22. The solar concentrator of claim 19, wherein the quantum dots comprise lead sulfide.

23. A solar concentrator comprising: a base layer, an overlayer disposed over the base layer, and a plurality of quantum dots disposed between the base layer and the overlayer, wherein the quantum dots comprise infrared emitting quantum dots.

24. The solar concentrator of claim 23, wherein at least a portion of the overlayer has been melted to the base layer to form a seal around at least a portion of the quantum dots.

25. The solar concentrator of claim 23, wherein the quantum dots comprise lead sulfide.
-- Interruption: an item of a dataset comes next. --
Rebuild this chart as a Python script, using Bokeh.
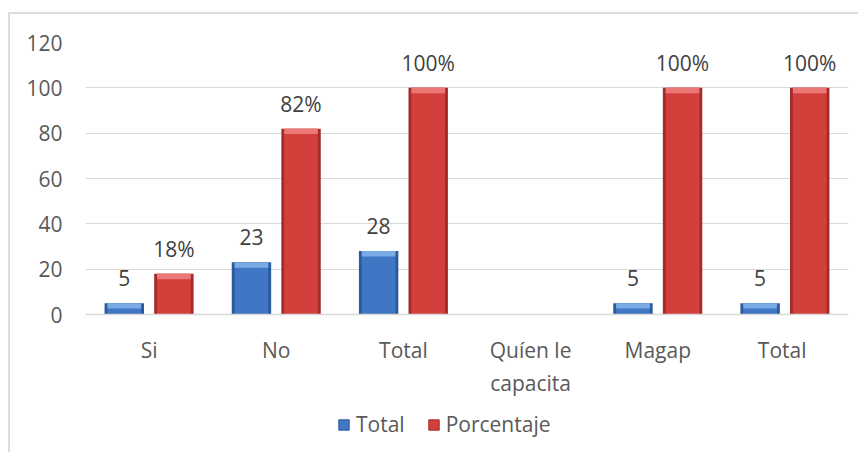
from bokeh.plotting import figure
from bokeh.layouts import column
from bokeh.models import ColumnDataSource, FactorRange, Legend, LegendItem, LabelSet, FixedTicker, Range1d
from bokeh.core.properties import value
from bokeh.embed import file_html
from bokeh.resources import INLINE
from bokeh.transform import dodge
import numpy as np

categories = ["Si", "No", "Total", "Quíen le\ncapacita", "Magap", "Total "]
total_vals = [5, 23, 28, np.nan, 5, 5]
pct_vals = [18, 82, 100, np.nan, 100, 100]
total_labels = ["5", "23", "28", "", "5", "5"]
pct_labels = ["18%", "82%", "100%", "", "100%", "100%"]
y_ticks = [0, 20, 40, 60, 80, 100, 120]

FONT = "Open Sans"
TXT = "#595959"
BLUE = dict(edge="#2C5A9A", main="#3F77C4", light="#86B4EA")
RED = dict(edge="#A32C2A", main="#D3403C", light="#EE8380")

band = 2.4  # top bevel height (in value units)
src = ColumnDataSource(dict(
    cat=categories,
    total=total_vals,
    pct=pct_vals,
    total_band=[v - band if v == v else np.nan for v in total_vals],
    pct_band=[v - band if v == v else np.nan for v in pct_vals],
    tl=total_labels,
    pl=pct_labels,
))

p = figure(x_range=FactorRange(*categories), y_range=(0, 120),
           width=850, height=440, output_backend="svg", toolbar_location=None,
           min_border_left=75, min_border_right=12, min_border_top=28, min_border_bottom=140)
p.styles = {"border-left": "2px solid #dcdcdc", "border-top": "2px solid #dcdcdc",
            "margin-top": "12px", "margin-left": "8px"}
p.outline_line_color = None
p.xgrid.grid_line_color = None
p.ygrid.grid_line_color = "#d9d9d9"
p.ygrid.grid_line_width = 1.2
p.yaxis.ticker = FixedTicker(ticks=y_ticks)
p.yaxis.axis_line_color = None
p.yaxis.major_tick_line_color = None
p.yaxis.minor_tick_line_color = None
p.yaxis.major_label_text_font = FONT
p.yaxis.major_label_text_font_size = "21px"
p.yaxis.major_label_text_color = TXT
p.yaxis.major_label_standoff = 17
p.xaxis.axis_line_color = "#d9d9d9"
p.xaxis.axis_line_width = 1.5
p.xaxis.major_tick_line_color = None
p.xaxis.minor_tick_line_color = None
p.xaxis.major_label_text_font = FONT
p.xaxis.major_label_text_font_size = "21px"
p.xaxis.major_label_text_color = TXT
p.xaxis.major_label_standoff = 15
p.x_range.range_padding = 0

W = 0.31
D = 0.195
for key, band_key, off, col in [("total", "total_band", -D, BLUE), ("pct", "pct_band", D, RED)]:
    xx = dodge("cat", off, range=p.x_range)
    p.vbar(x=xx, top=key, bottom=0, width=W, source=src, fill_color=col["edge"], line_color=None)
    p.vbar(x=xx, top=key, bottom=0, width=W - 0.045, source=src, fill_color=col["main"], line_color=None)
    p.vbar(x=xx, top=key, bottom=band_key, width=W - 0.045, source=src, fill_color=col["light"],
           line_color=None, fill_alpha=0.85)

for key, lab, off in [("total", "tl", -D), ("pct", "pl", D)]:
    ls = LabelSet(x=dodge("cat", off, range=p.x_range), y=key, text=lab, source=src,
                  text_align="center", text_baseline="middle", y_offset=25,
                  text_font=value(FONT), text_font_size="21px", text_color="#404040")
    p.add_layout(ls)

# legend strip (separate small figure overlapping the bottom of the chart)
p2 = figure(x_range=FactorRange(*categories), y_range=Range1d(1000, 1001),
            width=763, height=34, output_backend="svg", toolbar_location=None,
            min_border=0, min_border_left=0, min_border_right=0, min_border_top=0, min_border_bottom=0)
p2.styles = {"margin-left": "85px", "margin-top": "-45px"}
p2.axis.visible = False
p2.grid.visible = False
p2.outline_line_color = None
p2.background_fill_alpha = 0
p2.border_fill_alpha = 0
lr = {}
for key, off, col in [("total", -D, BLUE), ("pct", D, RED)]:
    lr[key] = p2.vbar(x=dodge("cat", off, range=p2.x_range), top=key, bottom=0, width=W, source=src,
                      fill_color=col["main"], line_color=col["edge"])
legend = Legend(items=[LegendItem(label="Total", renderers=[lr["total"]]),
                       LegendItem(label="Porcentaje", renderers=[lr["pct"]])],
                orientation="horizontal", location=(177, 3),
                glyph_width=13, glyph_height=13, label_standoff=6, spacing=22,
                padding=0, margin=0, border_line_color=None, background_fill_alpha=0,
                label_text_font=FONT, label_text_font_size="21px", label_text_color=TXT)
p2.add_layout(legend, "center")

layout = column(p, p2, spacing=0)
open("out.html", "w").write(file_html(layout, INLINE))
26. The solar concentrator of claim 23, wherein the base layer, the overlayer, or both comprise a thermoplastic material.

27. The solar concentrator of claim 23, wherein the base layer, the overlayer, or both comprise polystyrene.
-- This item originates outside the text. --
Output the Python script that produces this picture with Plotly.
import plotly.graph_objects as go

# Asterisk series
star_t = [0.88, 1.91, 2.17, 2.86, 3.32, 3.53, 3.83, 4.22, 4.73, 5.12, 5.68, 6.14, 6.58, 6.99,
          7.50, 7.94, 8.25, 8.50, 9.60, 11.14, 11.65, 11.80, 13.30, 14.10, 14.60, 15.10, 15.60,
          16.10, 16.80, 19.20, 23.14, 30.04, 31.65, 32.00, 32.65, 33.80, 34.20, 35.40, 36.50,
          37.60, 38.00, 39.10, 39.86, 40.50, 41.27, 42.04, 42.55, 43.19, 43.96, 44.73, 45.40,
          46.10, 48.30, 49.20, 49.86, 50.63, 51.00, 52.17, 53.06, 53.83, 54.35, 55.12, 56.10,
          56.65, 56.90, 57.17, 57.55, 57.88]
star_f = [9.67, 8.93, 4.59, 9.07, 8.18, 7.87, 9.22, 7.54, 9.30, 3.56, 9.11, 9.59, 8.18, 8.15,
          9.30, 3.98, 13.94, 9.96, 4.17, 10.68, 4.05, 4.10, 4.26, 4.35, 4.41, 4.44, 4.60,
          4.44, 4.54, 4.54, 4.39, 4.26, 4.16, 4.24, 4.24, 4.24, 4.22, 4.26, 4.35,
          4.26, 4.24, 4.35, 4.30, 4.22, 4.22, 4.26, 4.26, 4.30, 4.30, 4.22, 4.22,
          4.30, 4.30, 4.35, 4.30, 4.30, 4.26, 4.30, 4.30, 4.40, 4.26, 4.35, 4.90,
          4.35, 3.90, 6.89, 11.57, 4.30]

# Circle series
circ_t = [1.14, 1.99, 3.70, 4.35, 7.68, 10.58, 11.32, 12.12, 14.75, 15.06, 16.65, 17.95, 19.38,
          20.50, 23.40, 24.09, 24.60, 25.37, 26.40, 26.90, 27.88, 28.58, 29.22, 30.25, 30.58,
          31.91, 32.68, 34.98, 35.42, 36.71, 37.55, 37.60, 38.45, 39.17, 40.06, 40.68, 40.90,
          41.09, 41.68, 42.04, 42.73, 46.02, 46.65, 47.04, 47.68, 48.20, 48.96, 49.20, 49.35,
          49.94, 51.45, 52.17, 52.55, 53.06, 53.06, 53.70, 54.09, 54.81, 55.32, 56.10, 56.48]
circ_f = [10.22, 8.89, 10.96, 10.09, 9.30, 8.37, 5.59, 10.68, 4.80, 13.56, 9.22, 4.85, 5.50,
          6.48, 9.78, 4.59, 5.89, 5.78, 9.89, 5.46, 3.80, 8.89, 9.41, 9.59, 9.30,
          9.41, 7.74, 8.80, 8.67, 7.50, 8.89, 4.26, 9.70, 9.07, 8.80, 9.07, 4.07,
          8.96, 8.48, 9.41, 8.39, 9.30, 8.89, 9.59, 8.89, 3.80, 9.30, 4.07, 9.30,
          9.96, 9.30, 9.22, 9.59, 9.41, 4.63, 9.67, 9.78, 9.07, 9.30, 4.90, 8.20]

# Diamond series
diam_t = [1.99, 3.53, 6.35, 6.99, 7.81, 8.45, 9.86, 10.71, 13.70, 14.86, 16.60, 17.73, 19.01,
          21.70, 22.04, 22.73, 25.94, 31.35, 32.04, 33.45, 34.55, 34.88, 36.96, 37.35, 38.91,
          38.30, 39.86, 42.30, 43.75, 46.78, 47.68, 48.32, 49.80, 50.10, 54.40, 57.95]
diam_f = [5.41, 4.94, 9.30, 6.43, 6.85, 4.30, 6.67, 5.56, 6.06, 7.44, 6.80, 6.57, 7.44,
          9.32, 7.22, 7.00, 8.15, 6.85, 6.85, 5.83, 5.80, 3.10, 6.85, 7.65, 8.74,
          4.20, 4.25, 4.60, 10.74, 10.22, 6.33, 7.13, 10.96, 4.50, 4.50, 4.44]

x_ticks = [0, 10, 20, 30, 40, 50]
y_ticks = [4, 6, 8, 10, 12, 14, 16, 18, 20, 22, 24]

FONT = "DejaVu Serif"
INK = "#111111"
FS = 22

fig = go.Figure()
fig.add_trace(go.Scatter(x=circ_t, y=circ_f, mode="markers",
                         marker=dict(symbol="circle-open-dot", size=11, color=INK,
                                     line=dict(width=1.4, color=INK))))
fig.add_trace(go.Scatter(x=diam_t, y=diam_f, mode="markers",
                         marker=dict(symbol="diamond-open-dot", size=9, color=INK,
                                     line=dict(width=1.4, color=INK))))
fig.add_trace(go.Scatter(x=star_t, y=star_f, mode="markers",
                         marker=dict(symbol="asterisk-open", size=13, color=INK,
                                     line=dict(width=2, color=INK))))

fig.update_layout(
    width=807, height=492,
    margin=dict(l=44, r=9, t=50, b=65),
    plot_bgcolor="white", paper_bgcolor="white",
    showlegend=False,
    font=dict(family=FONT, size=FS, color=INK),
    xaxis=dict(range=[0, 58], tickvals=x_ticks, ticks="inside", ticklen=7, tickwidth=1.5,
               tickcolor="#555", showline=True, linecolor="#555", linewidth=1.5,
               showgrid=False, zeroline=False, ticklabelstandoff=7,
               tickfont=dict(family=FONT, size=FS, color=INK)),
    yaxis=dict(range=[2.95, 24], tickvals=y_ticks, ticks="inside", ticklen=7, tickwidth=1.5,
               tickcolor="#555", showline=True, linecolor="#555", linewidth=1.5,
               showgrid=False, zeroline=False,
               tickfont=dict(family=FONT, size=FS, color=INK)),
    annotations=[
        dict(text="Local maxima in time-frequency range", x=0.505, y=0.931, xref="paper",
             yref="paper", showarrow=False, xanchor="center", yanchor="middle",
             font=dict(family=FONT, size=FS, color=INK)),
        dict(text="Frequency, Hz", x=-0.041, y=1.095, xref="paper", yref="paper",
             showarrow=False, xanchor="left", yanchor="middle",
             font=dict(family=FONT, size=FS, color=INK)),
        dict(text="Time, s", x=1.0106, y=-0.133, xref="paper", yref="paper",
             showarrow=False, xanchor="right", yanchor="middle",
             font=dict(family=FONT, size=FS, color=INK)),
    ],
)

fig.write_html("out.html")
28. A solar concentrator comprising: a base layer comprising polystyrene, an overlayer disposed over the base layer, the overlayer comprising polystyrene, and a plurality of quantum dots disposed between the base layer and the overlayer, wherein the quantum dots comprise infrared emitting quantum dots.

29. The solar concentrator of claim 28, wherein at least a portion of the overlayer has been melted to the base layer to form a seal around at least a portion of the quantum dots.

30. The solar concentrator of claim 28, wherein the quantum dots comprise lead sulfide.

31. An enhanced solar cell comprising: the solar concentrator of any one of claims 1, 19, 23, or 28, and a solar cell coupled to the solar concentrator.

32. The enhanced solar cell of claim 31 , wherein the solar cell is coupled to an edge of the solar concentrator.

33. The enhanced solar cell of claim 31 , wherein the solar cell is a silicon-based solar cell.

34. An article comprising the enhanced solar cell of claim 31.

35. A method of making a solar concentrator, the method comprising: depositing a plurality of quantum dots on a base layer, placing an overlayer over the plurality of quantum dots, and melting at least a portion of the overlayer to the base layer to form a seal around at least a portion of the quantum dots, wherein the solar concentrator is formed.

36. The method of claim 35, wherein the base layer, the overlayer, or both comprise a thermoplastic material.

37. The method of claim 35, wherein the base layer, the overlayer, or both comprise polystyrene.

38. The method of claim 35, wherein the quantum dots comprise infrared emitting quantum dots.

39. The method of claim 35, wherein the quantum dots comprise lead sulfide.

40. The method of claim 35, further comprising coupling a solar cell to the solar concentrator to provide an enhanced solar cell.

41. A method of making a solar concentrator, the method comprising: depositing a plurality of quantum dots on a base layer, and placing an overlayer over the plurality of quantum dots, wherein the base layer, the overlayer, or both comprise polystyrene, and further wherein the solar concentrator is formed.

42. The method of claim 41 , further comprising melting at least a portion of the overlayer to the base layer to form a seal around at least a portion of the quantum dots.

43. The method of claim 41 , wherein the quantum dots comprise infrared emitting quantum dots.

44. The method of claim 41 , wherein the quantum dots comprise lead sulfide.

45. The method of claim 41 , further comprising coupling a solar cell to the solar concentrator to provide an enhanced solar cell.

46. A method of making a solar concentrator, the method comprising: depositing a plurality of quantum dots on a base layer, and placing an overlayer over the plurality of quantum dots, the quantum dots comprising infrared emitting quantum dots, wherein the solar concentrator is formed.

47. The method of claim 46, further comprising melting at least a portion of the overlayer to the base layer to form a seal around at least a portion of the quantum dots.

48. The method of claim 46, wherein the quantum dots comprise lead sulfide.

49. The method of claim 46, wherein the base layer, the overlayer, or both comprise a thermoplastic material.

50. The method of claim 46, wherein the base layer, the overlayer, or both comprise polystyrene.

51. The method of claim 46, further comprising coupling a solar cell to the solar concentrator to provide an enhanced solar cell.